Por Francisco Sagredo Enero 15, 2015

Son las 19:45 de un domingo de enero en Río de Janeiro y en Ipanema el sol se esconde tras uno de los morros, una postal que provoca aplausos en la playa.

A esa misma hora en la zona de Barra de Tijuca, al norte de la ciudad, el alcalde Eduardo Paes no escucha precisamente aplausos en su inspección de los trabajos en el futuro parque olímpico. Todo lo contrario, el edil debe enfrentar los cuestionamientos ante los atrasos en las obras para los Juegos Olímpicos de Río 2016. En Brasil, cuando aún no se apagan las críticas que provocó la organización del Mundial de Fútbol, los JJ.OO. ya empiezan a provocar dolores de cabeza a Dilma Rouseff y la alcaldía carioca.

En un hecho inédito en la historia de los eventos deportivos, un país asumió como sede de una Copa del Mundo y unas Olimpíadas en línea. En 24 meses, Brasil albergó la máxima cita futbolística y organizará la máxima cita polideportiva.

Se trata de un desafío gigante, sobre todo en momentos que Rouseff inicia su segundo mandato en medio del escándalo de corrupción en Petrobras y con un complicado momento macroeconómico.

Recién comienza el año y los diversos semanarios de actualidad brasileños anuncian en sus portadas los desafíos para el 2015. En todos, el complejo escenario que enfrentan las obras de mejoras viales y de la nueva infraestructura deportiva de la ciudad se asumen como urgentes.

Hoy Río de Janeiro, a pesar de las garantías que entrega su alcalde, presenta evidentes retrasos en la construcción de los once nuevos complejos polideportivos. La situación más preocupante se vive en Deodoro, principal complejo olímpico, que albergará doce disciplinas. Ahí el propio Paes ha reconocido que recién en marzo o abril del 2016 finalizarán los trabajos, es decir, a tres meses del comienzo de las competencias.

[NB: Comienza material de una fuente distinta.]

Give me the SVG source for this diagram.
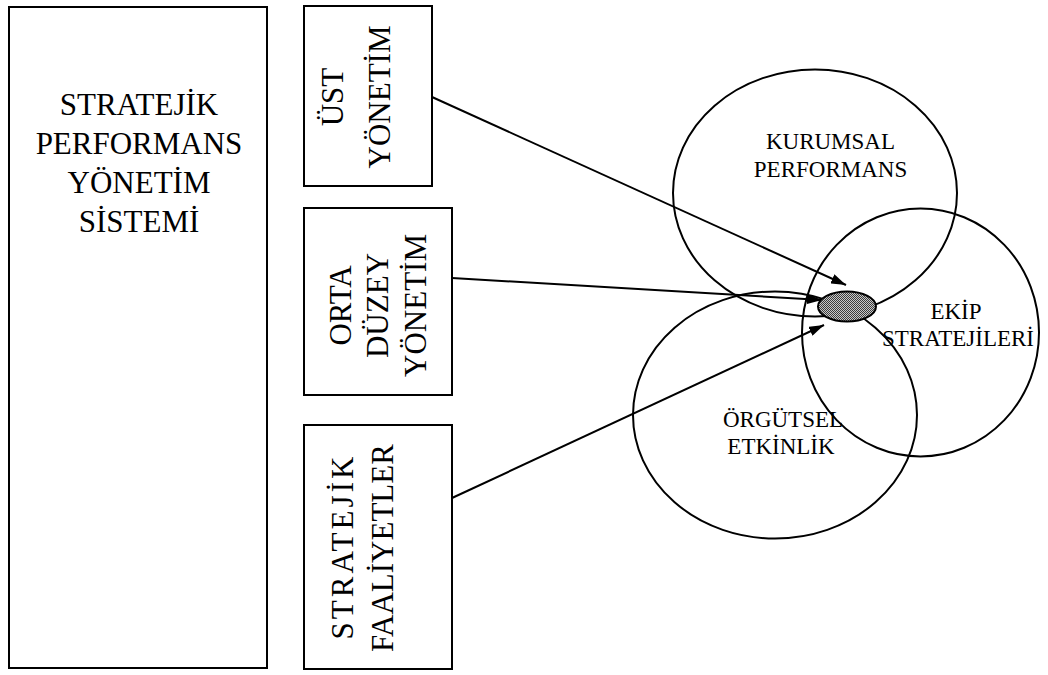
<svg xmlns="http://www.w3.org/2000/svg" width="1048" height="675" viewBox="0 0 1048 675">
  <style>
    .box { fill: #ffffff; stroke: #000000; stroke-width: 2; }
    .ring { fill: none; stroke: #000000; stroke-width: 2; }
    .link { fill: none; stroke: #000000; stroke-width: 2; }
    text { font-family: "Liberation Serif", "Times New Roman", serif; fill: #000000; text-anchor: middle; }
    .big { font-size: 31px; }
    .side { font-size: 31px; }
    .lbl { font-size: 23px; }
  </style>
  <defs>
    <marker id="head" markerWidth="16" markerHeight="10" refX="15" refY="5" orient="auto" markerUnits="userSpaceOnUse">
      <path d="M0,0 L15,5 L0,10 z" fill="#000000"/>
    </marker>
    <pattern id="checker" width="2" height="2" patternUnits="userSpaceOnUse">
      <rect width="2" height="2" fill="#c8c8c8"/>
      <rect width="1" height="1" fill="#3c3c3c"/>
      <rect x="1" y="1" width="1" height="1" fill="#3c3c3c"/>
    </pattern>
  </defs>

  <!-- main system box -->
  <g id="sistem">
    <rect class="box" x="9" y="7" width="258" height="661"/>
    <text class="big" x="139" y="115">STRATEJİK</text>
    <text class="big" x="139" y="154">PERFORMANS</text>
    <text class="big" x="139" y="193">YÖNETİM</text>
    <text class="big" x="139" y="232">SİSTEMİ</text>
  </g>

  <!-- management levels, vertical labels -->
  <g id="ust-yonetim">
    <rect class="box" x="304" y="6" width="128" height="180"/>
    <text class="side" transform="translate(343,97) rotate(-90)">ÜST</text>
    <text class="side" transform="translate(390,97) rotate(-90)">YÖNETİM</text>
  </g>

  <g id="orta-duzey">
    <rect class="box" x="304" y="208" width="148" height="187"/>
    <text class="side" transform="translate(351,305.5) rotate(-90)">ORTA</text>
    <text class="side" transform="translate(388,305.5) rotate(-90)">DÜZEY</text>
    <text class="side" transform="translate(426,305.5) rotate(-90)">YÖNETİM</text>
  </g>

  <g id="faaliyetler">
    <rect class="box" x="304" y="425" width="148" height="244"/>
    <text class="side" transform="translate(353,548) rotate(-90)" textLength="183" lengthAdjust="spacing">STRATEJİK</text>
    <text class="side" transform="translate(393,548) rotate(-90)">FAALİYETLER</text>
  </g>

  <!-- overlapping performance areas -->
  <g id="kurumsal">
    <ellipse class="ring" cx="815" cy="193" rx="142" ry="123.5"/>
    <text class="lbl" x="830.5" y="149">KURUMSAL</text>
    <text class="lbl" x="830.5" y="177">PERFORMANS</text>
  </g>

  <g id="ekip">
    <ellipse class="ring" cx="920.5" cy="332.5" rx="118.5" ry="124"/>
    <text class="lbl" x="956" y="319">EKİP</text>
    <text class="lbl" x="958" y="346">STRATEJİLERİ</text>
  </g>

  <g id="orgutsel">
    <ellipse class="ring" cx="775" cy="415" rx="142" ry="123.5"/>
    <text class="lbl" x="783" y="427">ÖRGÜTSEL</text>
    <text class="lbl" x="781" y="454">ETKİNLİK</text>
  </g>

  <!-- arrows into the common core -->
  <g id="connectors">
    <line class="link" x1="432" y1="97" x2="846" y2="285" marker-end="url(#head)"/>
    <line class="link" x1="452" y1="278" x2="822" y2="300" marker-end="url(#head)"/>
    <line class="link" x1="452" y1="498" x2="824" y2="325" marker-end="url(#head)"/>
  </g>

  <g id="cekirdek">
    <ellipse cx="847" cy="306.5" rx="29" ry="15" fill="url(#checker)" stroke="#000000" stroke-width="2"/>
  </g>
</svg>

En lo referente a las obras para mejorar la infraestructura de la ciudad, a enero del 2015, según las cifras entregadas por el Comité Olímpico Internacional, sólo han comenzado los trabajos en el 46% de los 52 proyectos comprometidos.

Otro ítem que ha levantado críticas es la crisis ambiental que se vive en la bahía de Guanabara, lugar de las competencias de vela. 

En agosto último, durante un test organizado por la federación internacional, el campeón olímpico australiano Natham Outteridge denunció que en la carrera había visto flotando en el agua no sólo basura, sino también perros y ratas muertas, chatarra y elementos químicos.

Los organizadores locales han reconocido el problema, comprometiéndose a licitar un moderno programa de descontaminación, a través de la contratación de siete “ecobarcos” de última tecnología.

Complica también el panorama de las protestas, tal como ocurrió antes del Mundial, debido al millonario aumento que ha experimentado el presupuesto de inversión que significarán los juegos. Cuando el COI designó a Río como sede del 2016, las autoridades locales aprobaron un gasto de US$ 13.000 millones. Hoy, ante los problemas en las obras, la alcaldía ya reconoció que la inversión olímpica no bajará de los US$ 16.000 millones.

Julio de 2016 aún parece lejano. Todavía restan 17 meses para el inicio de los juegos, pero Rouseff y Paes lo saben muy bien: si en 2015 no aceleran los trabajos, el fantasma de los problemas vividos durante el Mundial podría reaparecer.

Si aquello ocurre serán precisamente el alcalde y la presidenta quienes pagarán los principales costos políticos. Ese atardecer difícilmente sacaría aplausos.